◆ What to produce ◆
The records below are made of lines; count those holding the word "this" and give the number only.

◆ Data entries ◆
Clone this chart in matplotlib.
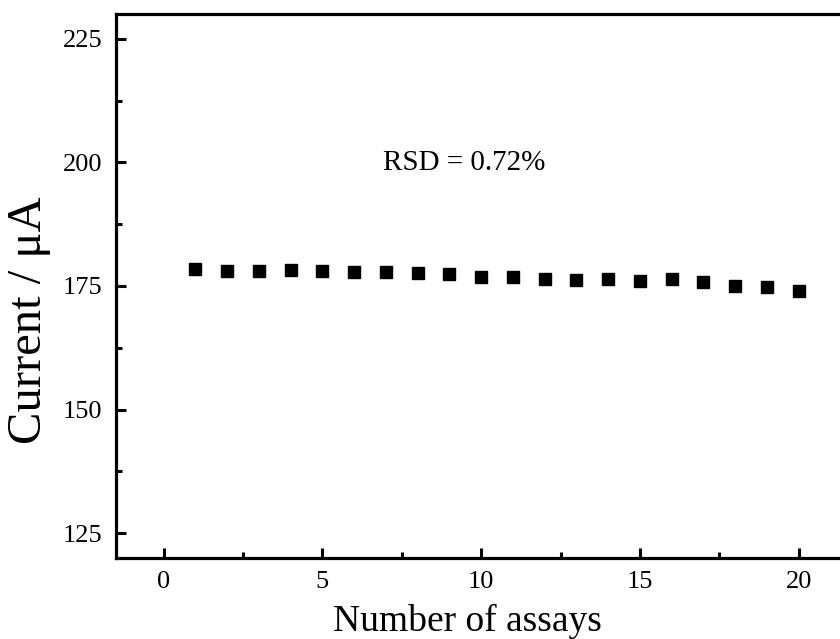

==

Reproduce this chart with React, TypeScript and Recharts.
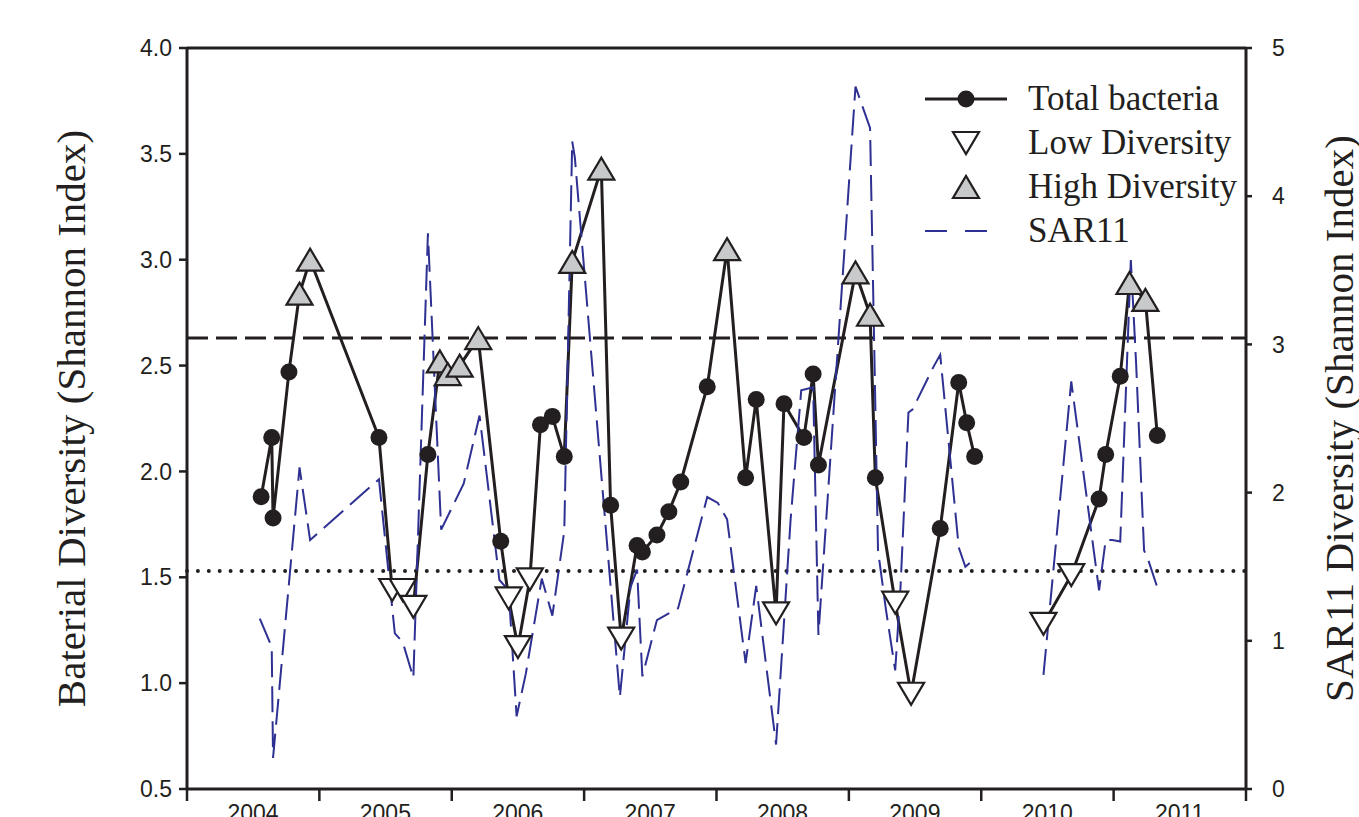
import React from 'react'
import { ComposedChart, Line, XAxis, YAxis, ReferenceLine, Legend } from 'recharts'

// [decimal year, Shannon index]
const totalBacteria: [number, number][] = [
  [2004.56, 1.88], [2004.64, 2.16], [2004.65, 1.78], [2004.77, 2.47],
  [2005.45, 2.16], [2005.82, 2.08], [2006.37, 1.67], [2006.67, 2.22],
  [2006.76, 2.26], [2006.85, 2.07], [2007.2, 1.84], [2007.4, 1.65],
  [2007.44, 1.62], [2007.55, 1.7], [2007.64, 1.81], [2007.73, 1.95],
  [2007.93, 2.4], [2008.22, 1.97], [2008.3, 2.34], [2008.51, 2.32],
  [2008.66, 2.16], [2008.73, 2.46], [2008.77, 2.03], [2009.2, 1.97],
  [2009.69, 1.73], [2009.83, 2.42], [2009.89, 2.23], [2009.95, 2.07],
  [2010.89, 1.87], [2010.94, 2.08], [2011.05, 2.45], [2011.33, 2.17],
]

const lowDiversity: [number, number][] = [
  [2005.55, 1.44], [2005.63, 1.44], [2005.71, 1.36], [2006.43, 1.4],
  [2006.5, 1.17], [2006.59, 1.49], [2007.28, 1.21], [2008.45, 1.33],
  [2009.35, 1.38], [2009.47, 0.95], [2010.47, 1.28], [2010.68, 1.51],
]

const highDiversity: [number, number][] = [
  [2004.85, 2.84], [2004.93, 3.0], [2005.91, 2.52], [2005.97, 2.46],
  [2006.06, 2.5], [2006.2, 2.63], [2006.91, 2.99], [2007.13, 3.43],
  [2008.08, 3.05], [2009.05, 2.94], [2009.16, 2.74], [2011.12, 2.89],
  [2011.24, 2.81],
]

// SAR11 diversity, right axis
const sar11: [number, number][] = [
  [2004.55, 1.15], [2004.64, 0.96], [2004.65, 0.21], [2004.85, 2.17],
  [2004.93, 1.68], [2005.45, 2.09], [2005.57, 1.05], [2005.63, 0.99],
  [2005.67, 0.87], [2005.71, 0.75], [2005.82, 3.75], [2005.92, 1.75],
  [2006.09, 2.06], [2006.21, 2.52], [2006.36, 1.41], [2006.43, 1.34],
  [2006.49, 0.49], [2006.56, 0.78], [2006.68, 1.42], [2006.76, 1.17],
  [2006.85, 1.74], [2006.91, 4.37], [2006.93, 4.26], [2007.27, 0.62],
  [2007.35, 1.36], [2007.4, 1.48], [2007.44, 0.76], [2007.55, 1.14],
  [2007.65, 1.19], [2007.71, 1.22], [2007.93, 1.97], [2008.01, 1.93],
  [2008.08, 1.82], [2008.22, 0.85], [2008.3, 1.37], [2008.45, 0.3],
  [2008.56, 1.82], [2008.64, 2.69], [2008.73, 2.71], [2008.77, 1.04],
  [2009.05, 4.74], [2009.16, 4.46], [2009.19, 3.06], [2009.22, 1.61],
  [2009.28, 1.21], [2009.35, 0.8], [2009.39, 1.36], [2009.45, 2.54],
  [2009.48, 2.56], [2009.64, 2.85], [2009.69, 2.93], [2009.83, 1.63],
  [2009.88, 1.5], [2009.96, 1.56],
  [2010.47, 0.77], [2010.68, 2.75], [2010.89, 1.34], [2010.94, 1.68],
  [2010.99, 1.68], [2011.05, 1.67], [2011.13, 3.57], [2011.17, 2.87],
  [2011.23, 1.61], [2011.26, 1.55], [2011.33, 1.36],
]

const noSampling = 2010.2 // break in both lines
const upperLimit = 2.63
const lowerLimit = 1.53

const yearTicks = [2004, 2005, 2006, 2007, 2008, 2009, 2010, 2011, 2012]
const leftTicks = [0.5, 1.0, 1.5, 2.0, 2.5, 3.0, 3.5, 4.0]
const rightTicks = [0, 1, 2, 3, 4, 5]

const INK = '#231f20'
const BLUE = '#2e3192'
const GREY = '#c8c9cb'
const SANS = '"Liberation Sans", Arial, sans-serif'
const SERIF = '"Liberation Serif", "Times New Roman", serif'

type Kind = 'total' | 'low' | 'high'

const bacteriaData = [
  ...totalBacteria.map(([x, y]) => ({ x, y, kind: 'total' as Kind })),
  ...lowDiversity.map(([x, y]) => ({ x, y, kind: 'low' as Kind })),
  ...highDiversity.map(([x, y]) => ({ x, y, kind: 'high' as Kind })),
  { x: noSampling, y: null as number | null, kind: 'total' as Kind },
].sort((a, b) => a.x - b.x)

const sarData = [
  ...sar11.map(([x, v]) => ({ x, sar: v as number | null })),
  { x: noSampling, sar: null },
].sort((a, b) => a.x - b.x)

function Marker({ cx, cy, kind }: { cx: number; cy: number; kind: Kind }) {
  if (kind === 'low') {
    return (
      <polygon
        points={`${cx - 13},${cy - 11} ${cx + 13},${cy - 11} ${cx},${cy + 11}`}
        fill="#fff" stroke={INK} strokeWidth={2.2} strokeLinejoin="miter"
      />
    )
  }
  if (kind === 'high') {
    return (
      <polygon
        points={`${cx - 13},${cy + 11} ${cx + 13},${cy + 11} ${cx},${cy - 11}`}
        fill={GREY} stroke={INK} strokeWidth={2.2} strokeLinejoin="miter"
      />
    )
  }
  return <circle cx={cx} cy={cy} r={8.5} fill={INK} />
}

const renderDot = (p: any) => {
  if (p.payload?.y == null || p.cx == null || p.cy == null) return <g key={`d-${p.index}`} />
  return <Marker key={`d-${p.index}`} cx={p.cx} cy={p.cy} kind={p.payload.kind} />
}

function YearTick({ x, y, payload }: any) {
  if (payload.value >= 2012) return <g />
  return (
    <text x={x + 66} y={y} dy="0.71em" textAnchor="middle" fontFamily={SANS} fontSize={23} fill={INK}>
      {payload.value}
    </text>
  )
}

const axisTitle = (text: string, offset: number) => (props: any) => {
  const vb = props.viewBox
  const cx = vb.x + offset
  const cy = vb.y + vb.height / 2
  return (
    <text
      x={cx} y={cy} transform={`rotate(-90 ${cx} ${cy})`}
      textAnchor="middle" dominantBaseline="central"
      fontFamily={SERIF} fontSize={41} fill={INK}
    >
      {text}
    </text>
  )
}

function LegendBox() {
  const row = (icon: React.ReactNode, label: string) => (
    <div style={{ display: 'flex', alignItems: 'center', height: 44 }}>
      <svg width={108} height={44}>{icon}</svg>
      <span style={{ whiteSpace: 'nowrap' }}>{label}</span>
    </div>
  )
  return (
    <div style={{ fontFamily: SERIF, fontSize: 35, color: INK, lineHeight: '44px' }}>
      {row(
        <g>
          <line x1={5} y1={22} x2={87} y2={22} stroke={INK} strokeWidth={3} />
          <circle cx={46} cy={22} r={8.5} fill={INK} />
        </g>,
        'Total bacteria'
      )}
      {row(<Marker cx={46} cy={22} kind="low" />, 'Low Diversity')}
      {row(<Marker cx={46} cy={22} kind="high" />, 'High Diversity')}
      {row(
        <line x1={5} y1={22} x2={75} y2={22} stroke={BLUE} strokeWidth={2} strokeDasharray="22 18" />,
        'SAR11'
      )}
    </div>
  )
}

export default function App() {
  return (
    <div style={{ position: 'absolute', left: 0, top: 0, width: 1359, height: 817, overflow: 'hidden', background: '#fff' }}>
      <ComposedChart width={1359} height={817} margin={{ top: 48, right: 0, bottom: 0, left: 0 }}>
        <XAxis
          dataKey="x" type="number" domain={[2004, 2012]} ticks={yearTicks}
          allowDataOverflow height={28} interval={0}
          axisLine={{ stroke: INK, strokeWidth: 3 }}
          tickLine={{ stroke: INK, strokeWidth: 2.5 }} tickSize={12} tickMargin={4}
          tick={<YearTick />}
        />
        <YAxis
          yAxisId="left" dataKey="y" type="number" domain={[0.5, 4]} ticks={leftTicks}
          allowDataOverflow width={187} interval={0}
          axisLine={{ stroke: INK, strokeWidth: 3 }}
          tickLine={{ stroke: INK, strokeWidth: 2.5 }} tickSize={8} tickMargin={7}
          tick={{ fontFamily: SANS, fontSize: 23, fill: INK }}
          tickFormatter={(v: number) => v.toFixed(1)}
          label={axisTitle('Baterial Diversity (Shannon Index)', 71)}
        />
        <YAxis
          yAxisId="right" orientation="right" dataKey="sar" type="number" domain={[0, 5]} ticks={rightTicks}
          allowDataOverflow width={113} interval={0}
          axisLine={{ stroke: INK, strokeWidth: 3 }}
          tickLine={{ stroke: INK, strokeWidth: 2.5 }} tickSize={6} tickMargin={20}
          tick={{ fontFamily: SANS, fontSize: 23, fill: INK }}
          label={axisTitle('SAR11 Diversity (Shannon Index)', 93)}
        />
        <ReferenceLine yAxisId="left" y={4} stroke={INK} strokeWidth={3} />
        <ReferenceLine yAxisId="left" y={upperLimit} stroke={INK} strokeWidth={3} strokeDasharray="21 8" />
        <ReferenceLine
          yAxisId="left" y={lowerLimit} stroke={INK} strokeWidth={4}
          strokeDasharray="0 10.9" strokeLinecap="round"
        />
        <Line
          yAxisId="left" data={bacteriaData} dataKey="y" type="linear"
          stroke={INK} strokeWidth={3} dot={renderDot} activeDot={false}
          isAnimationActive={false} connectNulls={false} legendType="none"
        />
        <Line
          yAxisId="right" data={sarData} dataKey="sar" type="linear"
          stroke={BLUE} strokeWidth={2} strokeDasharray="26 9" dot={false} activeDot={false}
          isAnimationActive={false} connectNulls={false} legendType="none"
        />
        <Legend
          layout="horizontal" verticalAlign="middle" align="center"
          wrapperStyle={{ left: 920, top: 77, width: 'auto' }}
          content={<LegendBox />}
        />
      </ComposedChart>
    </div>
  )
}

◆ Exercise answer ◆
2